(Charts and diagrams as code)

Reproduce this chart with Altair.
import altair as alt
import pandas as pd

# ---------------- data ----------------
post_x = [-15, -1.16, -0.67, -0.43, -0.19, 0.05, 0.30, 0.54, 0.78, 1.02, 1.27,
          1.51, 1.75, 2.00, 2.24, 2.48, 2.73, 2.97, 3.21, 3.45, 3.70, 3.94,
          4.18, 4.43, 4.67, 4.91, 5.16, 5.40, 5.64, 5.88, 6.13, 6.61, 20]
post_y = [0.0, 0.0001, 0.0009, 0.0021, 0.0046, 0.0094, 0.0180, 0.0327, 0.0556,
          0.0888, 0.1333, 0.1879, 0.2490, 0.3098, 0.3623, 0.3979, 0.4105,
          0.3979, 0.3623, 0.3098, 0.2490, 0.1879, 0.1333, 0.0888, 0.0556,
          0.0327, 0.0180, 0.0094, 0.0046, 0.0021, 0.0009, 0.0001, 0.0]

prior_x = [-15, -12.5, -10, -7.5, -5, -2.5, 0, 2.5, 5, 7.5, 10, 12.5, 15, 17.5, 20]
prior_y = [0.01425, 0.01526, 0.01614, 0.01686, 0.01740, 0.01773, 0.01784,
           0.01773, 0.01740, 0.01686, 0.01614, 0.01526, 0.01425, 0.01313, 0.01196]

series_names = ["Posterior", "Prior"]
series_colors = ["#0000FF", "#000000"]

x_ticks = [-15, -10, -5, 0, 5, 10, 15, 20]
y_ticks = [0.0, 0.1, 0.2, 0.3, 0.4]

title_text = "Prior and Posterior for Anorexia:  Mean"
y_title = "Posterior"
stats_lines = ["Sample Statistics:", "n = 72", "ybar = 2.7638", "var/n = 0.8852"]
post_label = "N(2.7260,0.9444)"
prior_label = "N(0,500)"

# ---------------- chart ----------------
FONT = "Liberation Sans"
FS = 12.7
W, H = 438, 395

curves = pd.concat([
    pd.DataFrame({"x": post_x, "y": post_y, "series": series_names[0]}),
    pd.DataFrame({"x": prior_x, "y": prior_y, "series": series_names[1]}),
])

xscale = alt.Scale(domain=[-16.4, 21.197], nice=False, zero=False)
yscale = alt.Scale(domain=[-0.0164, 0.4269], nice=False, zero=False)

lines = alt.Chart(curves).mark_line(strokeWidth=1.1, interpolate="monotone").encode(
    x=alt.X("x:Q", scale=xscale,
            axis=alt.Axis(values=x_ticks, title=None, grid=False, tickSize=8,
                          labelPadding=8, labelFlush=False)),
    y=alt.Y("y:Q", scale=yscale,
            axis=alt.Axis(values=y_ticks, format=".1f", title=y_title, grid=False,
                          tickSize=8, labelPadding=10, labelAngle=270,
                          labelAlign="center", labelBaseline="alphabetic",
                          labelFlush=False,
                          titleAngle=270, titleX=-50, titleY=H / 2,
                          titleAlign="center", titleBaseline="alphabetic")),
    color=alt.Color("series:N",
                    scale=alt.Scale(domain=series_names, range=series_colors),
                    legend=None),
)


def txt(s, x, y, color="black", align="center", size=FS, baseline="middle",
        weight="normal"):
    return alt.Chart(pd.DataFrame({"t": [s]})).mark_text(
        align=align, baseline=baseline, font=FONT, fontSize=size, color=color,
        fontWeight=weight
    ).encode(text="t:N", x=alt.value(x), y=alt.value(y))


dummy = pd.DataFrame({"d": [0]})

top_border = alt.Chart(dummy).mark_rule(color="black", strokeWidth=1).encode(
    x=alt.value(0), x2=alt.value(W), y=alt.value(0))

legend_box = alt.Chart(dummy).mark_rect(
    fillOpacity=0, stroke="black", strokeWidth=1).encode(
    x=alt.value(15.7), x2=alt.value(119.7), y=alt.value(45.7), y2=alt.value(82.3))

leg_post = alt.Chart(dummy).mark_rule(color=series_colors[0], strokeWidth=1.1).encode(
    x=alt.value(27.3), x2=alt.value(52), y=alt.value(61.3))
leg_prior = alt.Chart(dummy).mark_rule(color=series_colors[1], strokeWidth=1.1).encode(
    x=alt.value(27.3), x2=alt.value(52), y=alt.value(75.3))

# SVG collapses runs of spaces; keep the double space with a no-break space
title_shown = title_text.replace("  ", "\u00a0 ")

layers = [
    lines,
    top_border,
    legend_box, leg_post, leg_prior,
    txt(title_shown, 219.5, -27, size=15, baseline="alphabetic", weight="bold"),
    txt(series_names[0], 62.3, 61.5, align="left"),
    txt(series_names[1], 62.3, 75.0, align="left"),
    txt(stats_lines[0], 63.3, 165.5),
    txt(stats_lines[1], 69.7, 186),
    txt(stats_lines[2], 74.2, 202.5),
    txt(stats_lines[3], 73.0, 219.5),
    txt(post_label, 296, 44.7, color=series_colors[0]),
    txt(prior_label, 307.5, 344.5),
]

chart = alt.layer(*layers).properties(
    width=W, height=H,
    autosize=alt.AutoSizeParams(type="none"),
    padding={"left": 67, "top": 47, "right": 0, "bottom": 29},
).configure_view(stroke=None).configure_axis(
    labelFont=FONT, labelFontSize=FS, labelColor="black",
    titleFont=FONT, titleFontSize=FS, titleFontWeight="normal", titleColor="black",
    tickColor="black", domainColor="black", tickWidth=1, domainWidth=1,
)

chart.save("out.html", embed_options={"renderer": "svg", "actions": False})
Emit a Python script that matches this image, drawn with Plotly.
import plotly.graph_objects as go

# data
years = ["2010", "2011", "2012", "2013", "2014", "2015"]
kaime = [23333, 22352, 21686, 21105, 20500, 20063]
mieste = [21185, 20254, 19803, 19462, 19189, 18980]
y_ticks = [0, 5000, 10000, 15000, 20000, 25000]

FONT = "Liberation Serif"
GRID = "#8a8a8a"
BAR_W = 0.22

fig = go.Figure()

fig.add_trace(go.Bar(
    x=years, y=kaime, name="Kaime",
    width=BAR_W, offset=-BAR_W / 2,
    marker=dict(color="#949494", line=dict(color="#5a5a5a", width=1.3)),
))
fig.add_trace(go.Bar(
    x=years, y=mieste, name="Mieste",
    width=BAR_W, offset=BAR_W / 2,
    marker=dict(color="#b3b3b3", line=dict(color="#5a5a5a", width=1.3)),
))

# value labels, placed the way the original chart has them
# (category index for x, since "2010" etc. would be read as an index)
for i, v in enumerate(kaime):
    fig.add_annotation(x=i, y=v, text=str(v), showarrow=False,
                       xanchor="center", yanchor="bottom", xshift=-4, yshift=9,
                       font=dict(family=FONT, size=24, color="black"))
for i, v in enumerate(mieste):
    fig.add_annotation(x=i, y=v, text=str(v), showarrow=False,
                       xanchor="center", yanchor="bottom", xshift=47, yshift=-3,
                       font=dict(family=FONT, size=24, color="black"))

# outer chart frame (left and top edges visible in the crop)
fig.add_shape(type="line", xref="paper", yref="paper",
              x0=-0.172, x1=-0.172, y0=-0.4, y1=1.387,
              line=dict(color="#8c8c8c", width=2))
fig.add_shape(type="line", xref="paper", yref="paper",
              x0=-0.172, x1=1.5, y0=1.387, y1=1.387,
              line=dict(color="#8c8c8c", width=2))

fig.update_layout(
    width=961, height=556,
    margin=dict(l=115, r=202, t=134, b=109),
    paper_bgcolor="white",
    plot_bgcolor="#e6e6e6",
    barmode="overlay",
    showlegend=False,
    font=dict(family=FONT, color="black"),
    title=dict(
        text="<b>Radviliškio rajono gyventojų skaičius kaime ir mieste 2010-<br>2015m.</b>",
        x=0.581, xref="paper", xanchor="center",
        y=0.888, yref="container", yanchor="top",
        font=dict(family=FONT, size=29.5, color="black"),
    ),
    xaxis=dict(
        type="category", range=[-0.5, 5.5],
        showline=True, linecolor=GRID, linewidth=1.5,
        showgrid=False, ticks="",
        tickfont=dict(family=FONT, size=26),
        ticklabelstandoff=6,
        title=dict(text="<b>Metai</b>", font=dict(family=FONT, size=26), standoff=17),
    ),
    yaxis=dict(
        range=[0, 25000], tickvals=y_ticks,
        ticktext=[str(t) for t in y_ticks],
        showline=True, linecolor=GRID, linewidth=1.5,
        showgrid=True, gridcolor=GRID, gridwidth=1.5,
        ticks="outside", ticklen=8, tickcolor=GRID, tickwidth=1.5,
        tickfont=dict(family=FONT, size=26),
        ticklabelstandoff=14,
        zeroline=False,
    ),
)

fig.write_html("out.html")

> **Short problem**
Please write out exactly the lines from the start of the data through the line that contains "0.4269], nice=False, zero=False)", both ends included, and nothing else.

> **Task solution**
Reproduce this chart with Altair.
import altair as alt
import pandas as pd

# ---------------- data ----------------
post_x = [-15, -1.16, -0.67, -0.43, -0.19, 0.05, 0.30, 0.54, 0.78, 1.02, 1.27,
          1.51, 1.75, 2.00, 2.24, 2.48, 2.73, 2.97, 3.21, 3.45, 3.70, 3.94,
          4.18, 4.43, 4.67, 4.91, 5.16, 5.40, 5.64, 5.88, 6.13, 6.61, 20]
post_y = [0.0, 0.0001, 0.0009, 0.0021, 0.0046, 0.0094, 0.0180, 0.0327, 0.0556,
          0.0888, 0.1333, 0.1879, 0.2490, 0.3098, 0.3623, 0.3979, 0.4105,
          0.3979, 0.3623, 0.3098, 0.2490, 0.1879, 0.1333, 0.0888, 0.0556,
          0.0327, 0.0180, 0.0094, 0.0046, 0.0021, 0.0009, 0.0001, 0.0]

prior_x = [-15, -12.5, -10, -7.5, -5, -2.5, 0, 2.5, 5, 7.5, 10, 12.5, 15, 17.5, 20]
prior_y = [0.01425, 0.01526, 0.01614, 0.01686, 0.01740, 0.01773, 0.01784,
           0.01773, 0.01740, 0.01686, 0.01614, 0.01526, 0.01425, 0.01313, 0.01196]

series_names = ["Posterior", "Prior"]
series_colors = ["#0000FF", "#000000"]

x_ticks = [-15, -10, -5, 0, 5, 10, 15, 20]
y_ticks = [0.0, 0.1, 0.2, 0.3, 0.4]

title_text = "Prior and Posterior for Anorexia:  Mean"
y_title = "Posterior"
stats_lines = ["Sample Statistics:", "n = 72", "ybar = 2.7638", "var/n = 0.8852"]
post_label = "N(2.7260,0.9444)"
prior_label = "N(0,500)"

# ---------------- chart ----------------
FONT = "Liberation Sans"
FS = 12.7
W, H = 438, 395

curves = pd.concat([
    pd.DataFrame({"x": post_x, "y": post_y, "series": series_names[0]}),
    pd.DataFrame({"x": prior_x, "y": prior_y, "series": series_names[1]}),
])

xscale = alt.Scale(domain=[-16.4, 21.197], nice=False, zero=False)
yscale = alt.Scale(domain=[-0.0164, 0.4269], nice=False, zero=False)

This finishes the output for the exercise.